Igor Fernández
Psicólogo

Encuentro en la distancia

Hay circunstancias de vida para las cuales son necesarias dos mentes. En otras palabras, muchas de las experiencias que tenemos, si no la mayoría de ellas, de algún modo precisan de otros para su digestión, comprensión o integración; aunque no necesariamente en nuestro mismo lado de la experiencia. En ocasiones pensamos que sentirnos comprendidos, entendidos, es lo mismo que percibir que el otro está de acuerdo con nosotros, con nosotras; siente lo mismo, o tiene las mismas prioridades.

En tiempos en los que los discursos, las narraciones tanto personales como públicas, tienen que competir en impacto con tantas otras, parece que no es tan sencillo estar seguros de que la atención del otro va a mantenerse durante el tiempo suficiente o con la intensidad que anticipamos que necesitamos. En esos casos, hay cierta ansiedad al tratar de hacer llegar lo que nos importa a nuestros interlocutores, y llegamos incluso a intensificar los relatos con tal de impactar, y nos inquieta la disensión. Sin embargo, ser entendidos o tenidos en cuenta no necesariamente es lo mismo que ver que el otro haría, pensaría o sentiría lo mismo que nosotros.

Ser conscientes de las necesidades de otras personas no significa tener que cubrirlas; o, reconocer el razonamiento lógico de un aprendizaje no implica que uno o una tenga que aprender lo mismo de una determinada experiencia. Y es que, si hay algo imprescindible para sentirnos entendidos y tenidos en cuenta, eso es la presencia de alguien diferente a nosotros, a nosotras. ‘Diferente’ es la palabra clave. Y es que, del mismo modo en que para bailar necesitamos que la otra persona sea justo eso, otra, una con la que nos entendamos, pero que traiga otra energía, otro vigor distinto pero compatible; para sentirnos comprendidos íntimamente, necesitamos algo similar de la otra persona.

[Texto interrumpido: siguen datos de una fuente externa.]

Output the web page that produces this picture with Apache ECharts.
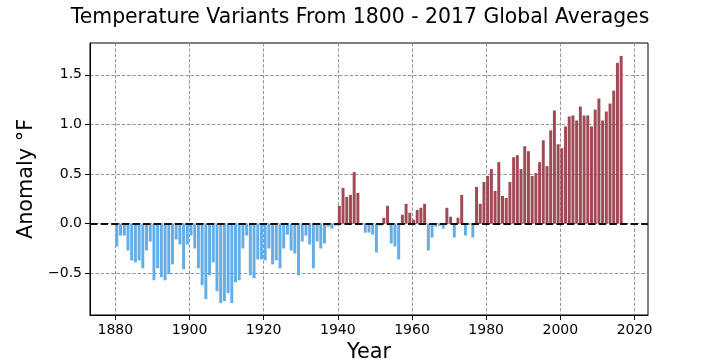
<!DOCTYPE html>
<html><head><meta charset="utf-8">
<script src="https://cdn.jsdelivr.net/npm/echarts@6/dist/echarts.min.js"></script>
<style>html,body{margin:0;padding:0;background:#fff}#c{width:720px;height:360px}</style>
</head><body><div id="c"></div>
<script>
const titleText = 'Temperature Variants From 1800 - 2017 Global Averages';
const xAxisName = 'Year';
const yAxisName = 'Anomaly °F';
const startYear = 1880;
const anomalies = [
  -0.23, -0.12, -0.12, -0.27, -0.37, -0.39, -0.37, -0.45, -0.27, -0.18,
  -0.57, -0.45, -0.54, -0.57, -0.51, -0.41, -0.16, -0.21, -0.46, -0.21,
  -0.12, -0.25, -0.45, -0.62, -0.76, -0.52, -0.39, -0.68, -0.80, -0.78,
  -0.70, -0.80, -0.59, -0.57, -0.25, -0.12, -0.52, -0.55, -0.36, -0.36,
  -0.37, -0.25, -0.41, -0.37, -0.45, -0.25, -0.11, -0.27, -0.30, -0.52,
  -0.18, -0.12, -0.21, -0.45, -0.18, -0.25, -0.20, -0.03, -0.05, -0.02,
   0.18,  0.36,  0.27,  0.29,  0.52,  0.31, -0.01, -0.09, -0.09, -0.11,
  -0.29, -0.02,  0.06,  0.18, -0.20, -0.23, -0.36,  0.09,  0.20,  0.11,
   0.04,  0.14,  0.16,  0.20, -0.27, -0.14, -0.03, -0.02, -0.05,  0.16,
   0.07, -0.14,  0.06,  0.29, -0.12, -0.01, -0.14,  0.37,  0.20,  0.42,
   0.48,  0.55,  0.33,  0.62,  0.28,  0.26,  0.42,  0.67,  0.69,  0.55,
   0.78,  0.73,  0.48,  0.51,  0.62,  0.84,  0.58,  0.94,  1.14,  0.80,
   0.76,  0.98,  1.08,  1.09,  1.04,  1.18,  1.09,  1.09,  0.98,  1.15,
   1.26,  1.04,  1.13,  1.21,  1.34,  1.62,  1.69
];
const years = anomalies.map((_, i) => startYear + i);
const xTickValues = [1880, 1900, 1920, 1940, 1960, 1980, 2000, 2020];
const yTickValues = [-0.5, 0.0, 0.5, 1.0, 1.5];

// layout / style
const gridL = 90, gridR = 72, gridT = 43, gridB = 45;
const xMin = 1873.16, xMax = 2023.64;
const yMin = -0.92, yMax = 1.82;
const barFrac = 0.8;
const posColor = '#a04a55';
const negColor = '#63aee9';
const font = 'DejaVu Sans';

const pxPerYear = (720 - gridL - gridR) / (xMax - xMin);
const barPx = pxPerYear * barFrac;

const chart = echarts.init(document.getElementById('c'), null, {renderer: 'canvas'});
const gridLine = {show: true, lineStyle: {color: '#8a8a8a', width: 0.9, type: [3.5, 1.8]}};
chart.setOption({
  animation: false,
  backgroundColor: '#fff',
  title: {
    text: titleText, left: 'center', top: 3,
    textStyle: {fontFamily: font, fontSize: 20.4, fontWeight: 'normal', color: '#000'}
  },
  grid: {left: gridL, right: gridR, top: gridT, bottom: gridB, show: true,
         borderColor: '#000', borderWidth: 1, backgroundColor: 'transparent',
         containLabel: false, outerBoundsMode: 'none'},
  xAxis: {
    type: 'value', min: xMin, max: xMax,
    name: xAxisName, nameLocation: 'middle', nameGap: 24,
    nameTextStyle: {fontFamily: font, fontSize: 20.8, color: '#000'},
    axisLine: {show: true, onZero: false, lineStyle: {color: '#000', width: 1}},
    axisTick: {show: true, inside: false, length: 5, customValues: xTickValues, lineStyle: {color: '#000'}},
    axisLabel: {customValues: xTickValues, margin: 8, fontFamily: font, fontSize: 14, color: '#000',
      formatter: v => String(v)},
    splitLine: gridLine
  },
  yAxis: {
    type: 'value', min: yMin, max: yMax,
    name: yAxisName, nameLocation: 'middle', nameGap: 48, nameRotate: 90,
    nameTextStyle: {fontFamily: font, fontSize: 20.8, color: '#000'},
    axisLine: {show: true, onZero: false, lineStyle: {color: '#000', width: 1}},
    axisTick: {show: true, inside: false, length: 5, customValues: yTickValues, lineStyle: {color: '#000'}},
    axisLabel: {customValues: yTickValues, margin: 8, fontFamily: font, fontSize: 14, color: '#000',
      formatter: v => v.toFixed(1).replace('-', '\u2212')},
    splitLine: gridLine
  },
  series: [{
    type: 'bar',
    barWidth: barPx,
    data: years.map((y, i) => [y + barFrac / 2, anomalies[i]]),
    itemStyle: {color: p => (p.value[1] >= 0 ? posColor : negColor)},
    markLine: {
      silent: true, symbol: 'none', z: 10,
      label: {show: false},
      lineStyle: {color: '#111', width: 2, type: [7.4, 3.2]},
      data: [{yAxis: 0}]
    }
  }]
});
</script>
</body></html>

Cuando nos abrimos a otras personas con algún asunto íntimo y, por tanto, vulnerable, inmediatamente abrimos con esta un canal por el que fluyen, en ambos sentidos ahora, multitud de señales y reacciones sobre la relación en términos generales, sobre lo que cada cual siente ante el otro, y ante el tema en cuestión. Y quizá esta distinción es relevante: por un lado, necesitamos sentir que la relación es suficientemente segura y estable como para resistir la intensidad de lo que queramos transmitir, pero también como para que la disensión no la ponga en peligro.

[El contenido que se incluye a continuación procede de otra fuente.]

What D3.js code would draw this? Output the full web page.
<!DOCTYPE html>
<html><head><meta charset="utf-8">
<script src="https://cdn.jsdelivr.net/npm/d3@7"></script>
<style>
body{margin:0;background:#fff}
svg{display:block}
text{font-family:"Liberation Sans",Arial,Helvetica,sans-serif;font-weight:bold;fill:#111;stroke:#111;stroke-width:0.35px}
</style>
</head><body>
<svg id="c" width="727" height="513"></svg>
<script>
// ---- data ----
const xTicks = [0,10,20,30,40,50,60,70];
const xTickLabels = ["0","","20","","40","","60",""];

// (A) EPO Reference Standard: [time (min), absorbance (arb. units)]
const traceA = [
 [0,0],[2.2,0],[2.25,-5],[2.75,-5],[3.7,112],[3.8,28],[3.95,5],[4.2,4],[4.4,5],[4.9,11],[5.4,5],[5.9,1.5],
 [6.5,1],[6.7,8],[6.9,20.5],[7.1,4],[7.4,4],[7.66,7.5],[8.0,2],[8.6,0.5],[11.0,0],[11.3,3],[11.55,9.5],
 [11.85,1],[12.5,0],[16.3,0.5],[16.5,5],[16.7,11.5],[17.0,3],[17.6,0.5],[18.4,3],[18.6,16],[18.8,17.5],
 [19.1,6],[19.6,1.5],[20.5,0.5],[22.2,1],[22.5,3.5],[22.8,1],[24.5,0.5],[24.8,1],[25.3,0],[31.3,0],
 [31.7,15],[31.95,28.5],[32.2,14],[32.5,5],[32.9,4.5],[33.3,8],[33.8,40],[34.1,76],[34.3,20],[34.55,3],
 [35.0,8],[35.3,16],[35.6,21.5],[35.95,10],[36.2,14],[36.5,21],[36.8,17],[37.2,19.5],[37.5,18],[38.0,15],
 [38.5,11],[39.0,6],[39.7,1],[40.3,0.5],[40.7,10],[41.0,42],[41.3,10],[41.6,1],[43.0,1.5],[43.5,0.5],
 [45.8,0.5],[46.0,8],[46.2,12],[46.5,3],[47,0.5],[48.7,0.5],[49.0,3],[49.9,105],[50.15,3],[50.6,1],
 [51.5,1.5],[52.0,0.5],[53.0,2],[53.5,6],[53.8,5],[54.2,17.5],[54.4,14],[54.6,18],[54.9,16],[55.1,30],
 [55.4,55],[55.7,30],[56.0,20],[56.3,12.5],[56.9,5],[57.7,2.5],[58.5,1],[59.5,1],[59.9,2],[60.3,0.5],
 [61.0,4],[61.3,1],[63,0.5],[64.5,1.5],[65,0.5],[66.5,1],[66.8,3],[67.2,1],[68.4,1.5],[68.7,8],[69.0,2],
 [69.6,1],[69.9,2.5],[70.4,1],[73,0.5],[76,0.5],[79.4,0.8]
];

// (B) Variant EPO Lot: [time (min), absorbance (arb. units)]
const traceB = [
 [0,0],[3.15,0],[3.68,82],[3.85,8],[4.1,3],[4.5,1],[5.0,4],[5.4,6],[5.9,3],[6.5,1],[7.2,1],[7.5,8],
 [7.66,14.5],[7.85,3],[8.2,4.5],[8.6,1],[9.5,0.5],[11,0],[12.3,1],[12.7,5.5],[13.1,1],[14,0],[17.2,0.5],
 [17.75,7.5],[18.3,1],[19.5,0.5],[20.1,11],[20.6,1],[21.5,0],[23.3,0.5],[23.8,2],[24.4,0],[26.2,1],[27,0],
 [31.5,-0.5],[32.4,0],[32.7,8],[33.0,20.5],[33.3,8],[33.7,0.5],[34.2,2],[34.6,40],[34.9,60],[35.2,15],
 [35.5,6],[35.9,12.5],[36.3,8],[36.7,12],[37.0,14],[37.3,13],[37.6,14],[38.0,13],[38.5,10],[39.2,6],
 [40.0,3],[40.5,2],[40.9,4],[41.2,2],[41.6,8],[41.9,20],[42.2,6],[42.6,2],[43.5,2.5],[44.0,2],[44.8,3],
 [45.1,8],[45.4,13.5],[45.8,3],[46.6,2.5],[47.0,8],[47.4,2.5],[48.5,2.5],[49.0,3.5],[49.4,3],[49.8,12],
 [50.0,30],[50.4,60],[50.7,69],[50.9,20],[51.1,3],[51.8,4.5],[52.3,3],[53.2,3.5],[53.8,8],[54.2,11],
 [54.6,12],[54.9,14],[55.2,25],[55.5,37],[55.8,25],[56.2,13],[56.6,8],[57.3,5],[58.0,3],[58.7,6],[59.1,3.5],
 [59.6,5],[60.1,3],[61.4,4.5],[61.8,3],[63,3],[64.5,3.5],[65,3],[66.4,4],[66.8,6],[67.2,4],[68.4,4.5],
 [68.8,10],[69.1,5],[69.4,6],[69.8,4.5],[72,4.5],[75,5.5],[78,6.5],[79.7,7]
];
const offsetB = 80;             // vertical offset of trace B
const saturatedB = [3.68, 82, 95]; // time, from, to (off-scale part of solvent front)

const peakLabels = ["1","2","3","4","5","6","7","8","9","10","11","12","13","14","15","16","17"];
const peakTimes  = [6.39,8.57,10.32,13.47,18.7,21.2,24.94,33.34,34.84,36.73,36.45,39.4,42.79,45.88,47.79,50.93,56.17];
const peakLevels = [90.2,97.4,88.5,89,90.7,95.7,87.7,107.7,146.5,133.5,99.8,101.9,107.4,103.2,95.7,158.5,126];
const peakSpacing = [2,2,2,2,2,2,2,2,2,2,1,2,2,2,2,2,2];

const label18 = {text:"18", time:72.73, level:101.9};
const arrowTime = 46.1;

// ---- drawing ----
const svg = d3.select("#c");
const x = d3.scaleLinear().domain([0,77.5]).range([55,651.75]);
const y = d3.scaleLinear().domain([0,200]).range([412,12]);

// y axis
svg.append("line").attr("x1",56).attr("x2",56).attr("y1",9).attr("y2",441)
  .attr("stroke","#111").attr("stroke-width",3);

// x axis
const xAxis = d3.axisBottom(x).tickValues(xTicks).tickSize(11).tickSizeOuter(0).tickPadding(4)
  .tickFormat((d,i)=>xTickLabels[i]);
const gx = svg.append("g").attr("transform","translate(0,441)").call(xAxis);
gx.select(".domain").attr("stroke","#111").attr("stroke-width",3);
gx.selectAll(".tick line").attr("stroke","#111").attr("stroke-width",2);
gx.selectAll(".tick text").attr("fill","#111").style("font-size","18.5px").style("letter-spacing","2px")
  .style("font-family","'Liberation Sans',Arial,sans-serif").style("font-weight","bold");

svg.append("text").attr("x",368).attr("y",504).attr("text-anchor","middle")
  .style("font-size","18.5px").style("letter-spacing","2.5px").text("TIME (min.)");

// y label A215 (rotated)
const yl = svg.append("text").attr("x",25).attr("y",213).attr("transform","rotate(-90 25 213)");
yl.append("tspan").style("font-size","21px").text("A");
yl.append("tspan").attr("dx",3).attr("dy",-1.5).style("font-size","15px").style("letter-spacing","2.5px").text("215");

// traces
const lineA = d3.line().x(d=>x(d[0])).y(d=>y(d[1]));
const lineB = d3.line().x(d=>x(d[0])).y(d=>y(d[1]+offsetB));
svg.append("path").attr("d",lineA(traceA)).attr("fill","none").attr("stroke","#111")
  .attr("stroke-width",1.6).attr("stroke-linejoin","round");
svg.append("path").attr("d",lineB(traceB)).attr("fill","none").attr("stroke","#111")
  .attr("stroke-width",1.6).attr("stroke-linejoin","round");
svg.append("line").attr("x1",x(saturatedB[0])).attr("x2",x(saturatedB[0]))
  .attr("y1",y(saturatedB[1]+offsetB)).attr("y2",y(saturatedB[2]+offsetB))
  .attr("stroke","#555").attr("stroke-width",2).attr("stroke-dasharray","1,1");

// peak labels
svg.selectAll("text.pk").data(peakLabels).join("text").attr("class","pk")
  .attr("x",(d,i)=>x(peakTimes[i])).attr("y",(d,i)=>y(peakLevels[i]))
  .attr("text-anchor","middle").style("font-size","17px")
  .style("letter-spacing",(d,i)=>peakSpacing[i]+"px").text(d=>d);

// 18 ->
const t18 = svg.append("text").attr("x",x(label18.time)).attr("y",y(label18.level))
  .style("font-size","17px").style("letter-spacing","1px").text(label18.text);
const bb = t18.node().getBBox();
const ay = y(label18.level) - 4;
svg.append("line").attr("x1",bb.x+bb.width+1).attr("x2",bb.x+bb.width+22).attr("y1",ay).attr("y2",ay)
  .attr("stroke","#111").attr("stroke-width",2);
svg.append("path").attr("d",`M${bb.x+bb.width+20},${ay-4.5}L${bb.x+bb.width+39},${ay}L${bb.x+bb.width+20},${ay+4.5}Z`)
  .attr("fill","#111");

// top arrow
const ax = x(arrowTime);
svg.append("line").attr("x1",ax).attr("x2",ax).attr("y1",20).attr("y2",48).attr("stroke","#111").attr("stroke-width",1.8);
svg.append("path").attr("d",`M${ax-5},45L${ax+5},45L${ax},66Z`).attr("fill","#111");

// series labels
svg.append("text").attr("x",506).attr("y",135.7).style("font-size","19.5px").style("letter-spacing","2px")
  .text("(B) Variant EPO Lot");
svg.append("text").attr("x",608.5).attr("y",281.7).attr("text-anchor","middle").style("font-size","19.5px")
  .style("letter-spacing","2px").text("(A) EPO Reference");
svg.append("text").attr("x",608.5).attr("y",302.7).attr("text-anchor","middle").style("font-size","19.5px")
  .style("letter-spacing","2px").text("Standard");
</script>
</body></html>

Por otro lado, el sentir de ese preciso instante debe ser ‘compatible’, como decíamos más arriba, en cuanto a que las emociones de cada cual deben dejar paso por ese canal al otro, sin atascarlo con la propia emoción exclusivamente, sin que esta lo monopolice todo y el otro desaparezca. Para que esto se dé, tanto uno como otro deben estar dispuestos a ‘ceder el paso’ en ese canal abierto, a relegar la propia emoción a un segundo puesto en un momento dado para hacerle hueco al otro, quien tiene una experiencia distinta. Incluso para pedir ayuda, uno necesita tener en cuenta a la otra persona. Al fin y al cabo, no deja de ser una relación aunque haya una persona más dispuesta a ceder el paso en un momento determinado a su interlocutor, que ahora parece necesitar más.

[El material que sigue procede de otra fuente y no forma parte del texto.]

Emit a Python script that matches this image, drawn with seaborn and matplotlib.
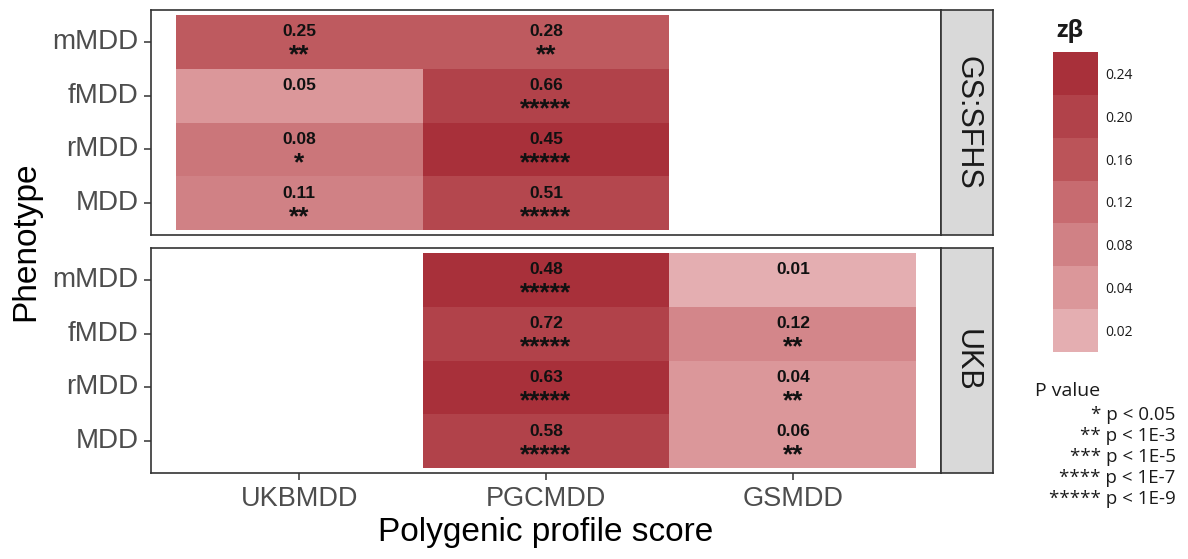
import numpy as np
import pandas as pd
import matplotlib
matplotlib.use("Agg")
import matplotlib.pyplot as plt
from matplotlib.colors import LinearSegmentedColormap, ListedColormap, BoundaryNorm
import seaborn as sns

# ---- data -------------------------------------------------------------
prs_scores = ["UKBMDD", "PGCMDD", "GSMDD"]
phenotypes = ["mMDD", "fMDD", "rMDD", "MDD"]
cohorts = ["GS:SFHS", "UKB"]

# standardised effect size (fill colour)
zbeta_gs = [[0.15, 0.15, np.nan],
            [0.04, 0.20, np.nan],
            [0.10, 0.24, np.nan],
            [0.08, 0.19, np.nan]]
zbeta_ukb = [[np.nan, 0.24, 0.02],
             [np.nan, 0.20, 0.07],
             [np.nan, 0.24, 0.04],
             [np.nan, 0.20, 0.04]]

# printed value in each tile
value_gs = [[0.25, 0.28, np.nan],
            [0.05, 0.66, np.nan],
            [0.08, 0.45, np.nan],
            [0.11, 0.51, np.nan]]
value_ukb = [[np.nan, 0.48, 0.01],
             [np.nan, 0.72, 0.12],
             [np.nan, 0.63, 0.04],
             [np.nan, 0.58, 0.06]]

# significance stars
stars_gs = [["**", "**", ""],
            ["", "*****", ""],
            ["*", "*****", ""],
            ["**", "*****", ""]]
stars_ukb = [["", "*****", ""],
             ["", "*****", "**"],
             ["", "*****", "**"],
             ["", "*****", "**"]]

# colour legend steps
legend_values = [0.02, 0.04, 0.08, 0.12, 0.16, 0.20, 0.24]
legend_colors = ["#E4AEB1", "#DB979A", "#D08185", "#C76B70",
                 "#BB5459", "#B1424A", "#A8303A"]

pvalue_lines = ["* p < 0.05", "** p < 1E-3", "*** p < 1E-5",
                "**** p < 1E-7", "***** p < 1E-9"]

# ---- styling ----------------------------------------------------------
sns.set_theme(style="white")
plt.rcParams["font.family"] = ["Liberation Sans", "DejaVu Sans"]

vmin, vmax = legend_values[0], legend_values[-1]
positions = [(v - vmin) / (vmax - vmin) for v in legend_values]
cmap = LinearSegmentedColormap.from_list("zbeta", list(zip(positions, legend_colors)))

fig = plt.figure(figsize=(11.88, 5.59), dpi=100)

left, width = 0.1271, 0.665
panel_h = 0.4025
bottoms = [0.5796, 0.1538]
strip_w = 0.04377

panels = [
    (cohorts[0], zbeta_gs, value_gs, stars_gs),
    (cohorts[1], zbeta_ukb, value_ukb, stars_ukb),
]

frame_color = "#333333"
for i, (cohort, zb, vals, stars) in enumerate(panels):
    ax = fig.add_axes([left, bottoms[i], width, panel_h])
    df = pd.DataFrame(zb, index=phenotypes, columns=prs_scores)
    sns.heatmap(df, ax=ax, cmap=cmap, vmin=vmin, vmax=vmax, cbar=False,
                linewidths=0, square=False)
    ax.set_xlim(-0.1, 3.1)
    ax.set_ylim(4.09, -0.09)
    for s in ax.spines.values():
        s.set_visible(True)
        s.set_color(frame_color)
        s.set_linewidth(1.2)

    # tile annotations
    for r in range(len(phenotypes)):
        for c in range(len(prs_scores)):
            v = vals[r][c]
            if np.isnan(v):
                continue
            ax.text(c + 0.5, r + 0.31, f"{v:.2f}", ha="center", va="center",
                    fontsize=12.5, fontweight="bold", color="#111111")
            if stars[r][c]:
                ax.text(c + 0.5, r + 0.76, stars[r][c], ha="center", va="center",
                        fontsize=19, fontweight="bold", color="#111111")

    ax.set_yticks(np.arange(len(phenotypes)) + 0.5)
    ax.set_yticklabels(phenotypes, rotation=0, fontsize=20, color="#4D4D4D")
    ax.tick_params(axis="y", left=True, length=5, width=1.1, color=frame_color, pad=4)
    ax.set_ylabel("")
    if i == 1:
        ax.set_xticks(np.arange(len(prs_scores)) + 0.5)
        ax.set_xticklabels(prs_scores, fontsize=19.5, color="#4D4D4D")
        ax.tick_params(axis="x", bottom=True, length=5, width=1.1, color=frame_color, pad=4)
        ax.set_xlabel("Polygenic profile score", fontsize=24, color="black", labelpad=4)
    else:
        ax.set_xticks([])
        ax.set_xlabel("")

    # facet strip
    sax = fig.add_axes([left + width, bottoms[i], strip_w, panel_h])
    sax.set_facecolor("#D9D9D9")
    sax.set_xticks([])
    sax.set_yticks([])
    for s in sax.spines.values():
        s.set_visible(True)
        s.set_color(frame_color)
        s.set_linewidth(1.2)
    sax.text(0.5, 0.5, cohort, rotation=270, ha="center", va="center",
             fontsize=22, color="#1A1A1A", transform=sax.transAxes)

fig.text(0.022, (bottoms[1] + bottoms[0] + panel_h) / 2, "Phenotype", rotation=90,
         ha="center", va="center", fontsize=24, color="black")

# ---- colour legend ----------------------------------------------------
legend_font = ["Open Sans", "DejaVu Sans"]
cax = fig.add_axes([0.8864, 0.3703, 0.0379, 0.5367])
step_cmap = ListedColormap(legend_colors)
step_norm = BoundaryNorm(np.arange(len(legend_values) + 1), step_cmap.N)
cb = fig.colorbar(plt.cm.ScalarMappable(norm=step_norm, cmap=step_cmap), cax=cax,
                  ticks=np.arange(len(legend_values)) + 0.5)
cb.outline.set_visible(False)
cb.minorticks_off()
cb.ax.set_yticks(np.arange(len(legend_values)) + 0.5)
cb.ax.set_yticklabels([f"{v:.2f}" for v in legend_values], family=legend_font,
                      fontsize=10, color="#1A1A1A")
cb.ax.tick_params(which="both", length=0, pad=5)
fig.text(0.8895, 0.945, "zβ", ha="left", va="center", fontsize=17,
         fontweight="bold", family=legend_font, color="#1A1A1A")

fig.text(0.8712, 0.300, "P value", ha="left", va="center", fontsize=14,
         family=legend_font, color="#1A1A1A")
for k, line in enumerate(pvalue_lines):
    fig.text(0.9895, 0.257 - k * 0.0375, line, ha="right", va="center",
             fontsize=13.5, family=legend_font, color="#1A1A1A")

fig.savefig("out.png", dpi=100)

Si el canal –la relación– y el tráfico –la alternancia– están asegurados, entonces la tercera parte, el tema en cuestión, puede ser tratado en un encuentro, lo suficientemente sintónico como para estar seguros, pero lo suficientemente variable como para que el careo aporte algo nuevo a la visión inicial y única de quien pide ayuda, consejo o compañía. Y es que, cuando compartimos algo que nos cuesta, estamos buscando una salida, un movimiento, y este no se puede dar si quien nos escucha, lo hace sin moverse del lugar en el que le pedimos o esperamos que se quede. Cierta distancia es imprescindible para que se dé un encuentro: y tengo que ir desde donde estoy y tú desde donde estás, a un tercer lugar, nuevo, que nos sirva para avanzar.